L’industria alimentare ha trovato grande giovamento dalla globalizzazione dei mercati che reso disponibili le materie prime a basso costo e anche di ottima qualità.

Un altro sconvolgimento è arrivato dalla grande distribuzione (GDO) che ha “assorbito” un gran numero di consumatori acquirenti sottraendoli ai canali di commercio tradizionali.

Non di rado la GDO stipula degli accordi con i grandi produttori che sono in grado di rifornire in modo costante le merci da mettere in vendita.

I nuovi scenari hanno creato situazioni di crisi per l’agricoltura e la zootecnia tradizionali non sempre riescono a fare fronte alla concorrenza che arriva da altri Paesi che riescono a produrre materie prime a prezzi più bassi. Ad esempio il costo del latte in Baviera o in alcune regioni francesi è molto più basso di quello italiano.

Le conseguenze sono alle volte drammatiche; i nostri agricoltori rinunciano a raccogliere il frutto del loro lavoro perché verrebbe pagato meno dei costi sostenuti per produrlo. Questo avviene per la frutta, le olive, i pomodori.

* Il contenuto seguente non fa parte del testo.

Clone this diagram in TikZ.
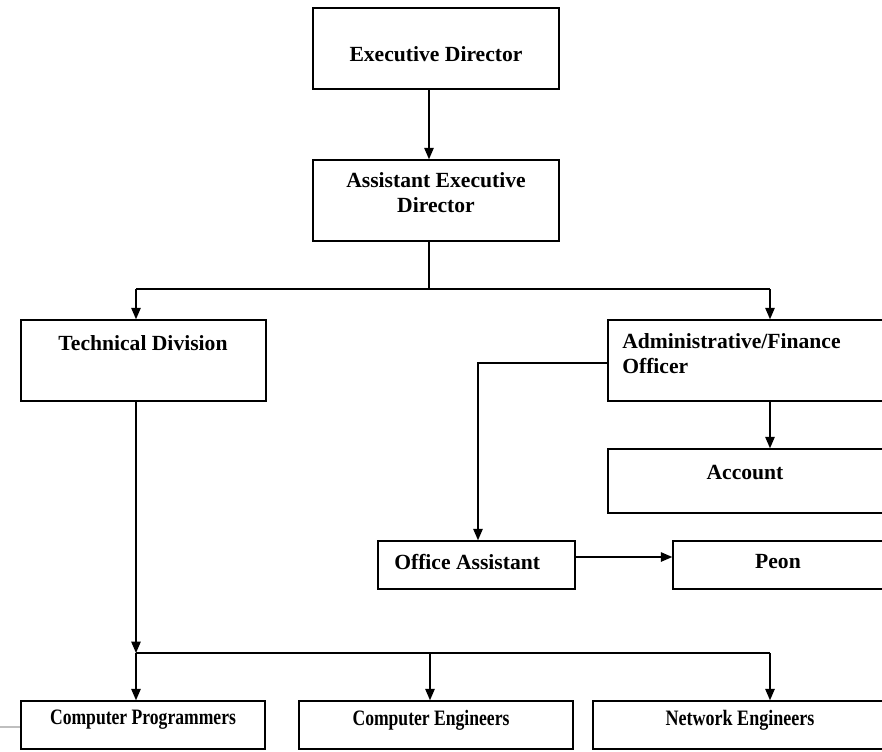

Un dettaglio importante è che molto del lavoro agrozootecnico viene svolto da manodopera straniera e senza queste persone, spesso sfruttate senza un adeguato compenso, molte produzioni primarie sarebbero quasi impossibili.

Gli alimenti italiani sono molto apprezzati in tutto il mondo e, come accennato, la nostra industria alimentare riesce ad esportarne molti. Un importante spazio “commerciale” è stato coperto da produttori stranieri che imitano, a volte molto bene, i nostri alimenti. Basti pensare al “parmesan” o alla Cina che ha chiamato un città Parma per produrre gli omonimi prosciutti.

Il sovranismo alimentare

La situazione è molto complicata e a rimetterci sono soprattutto le nostre produzioni primarie. Per tentare di risolverla si è pensato di ricorrere al “sovranismo” alimentare.

La prima mossa è stata quella di riservare il marchio “made in Italy” agli alimenti prodotti in Italia. Si è poi tentato di imporre l’indicazione del luogo dove gli alimenti sono prodotti. Infine è stato chiesto di indicare il Paese di origine delle materie prime utilizzate per la produzione degli alimenti.

Il tutto è stato condito da una martellante campagna di informazione tendente a convincere i cittadini a consumare prodotti interamente italiani.

Alcune iniziative “sovraniste” sono state bocciate dalla Unione Europea perché contrarie alle norme che regalano gli scambi commerciale intracomunitari.

C’è stato comunque un florilegio di iniziative che ha visto organizzazioni politiche, sindacali, economiche, ecc. impegnate nel convincere i cittadini a consumare solo alimenti interamente italiani, senza però rendersi conto che non possiamo fare a meno di alimenti “stranieri” o quanto meno prodotti con materie prime di importazione. Per raggiungere l’obiettivo non si esita a tentare di fare passare il falso messaggio di una maggiore sicurezza degli alimenti italiani.

D’altra parte viene magnificata la capacità della nostra industria alimentare di riuscire a esportare gli alimenti prodotti, tralasciando di dire che spesso sono ottenuti con materie prime di importazione.

Di fatto però il “sovranismo” alimentare non sembra essere possibile al momento attuale.

Come accennato sui mercati internazionali c’è una grande disponibilità di materie prime a costi  molto bassi. Non si può però escludere che in un futuro, forse non troppo lontano, la situazione cambi e che aumenti la richiesta da grandi Paesi come la Cina e l’India e di conseguenza le materie prime comincino a scarseggiare.

Se ciò dovesse avvenire il nostro Paese dovrà organizzarsi per incrementare le produzioni primarie. La cosa non è impossibile e lo stanno dimostrando ampiamente alcuni Paesi come Israele e Olanda che pur essendo piccoli, per alcuni alimenti “primari” sono autosufficienti e addirittura riescono ad esportarli. Ricordiamo che in  Italia consumiamo agrumi di Israele e pomodori olandesi.

La speranza è che le produzioni primarie italiane siano fortemente incrementate facendo ricorso alla innovazione  e che il nostro Paese si impegni in una seria politica di rilancio della nostra agricoltura e zootecnia n modo da poterci affrancare, almeno parzialmente, dalla dipendenza da altri Paesi.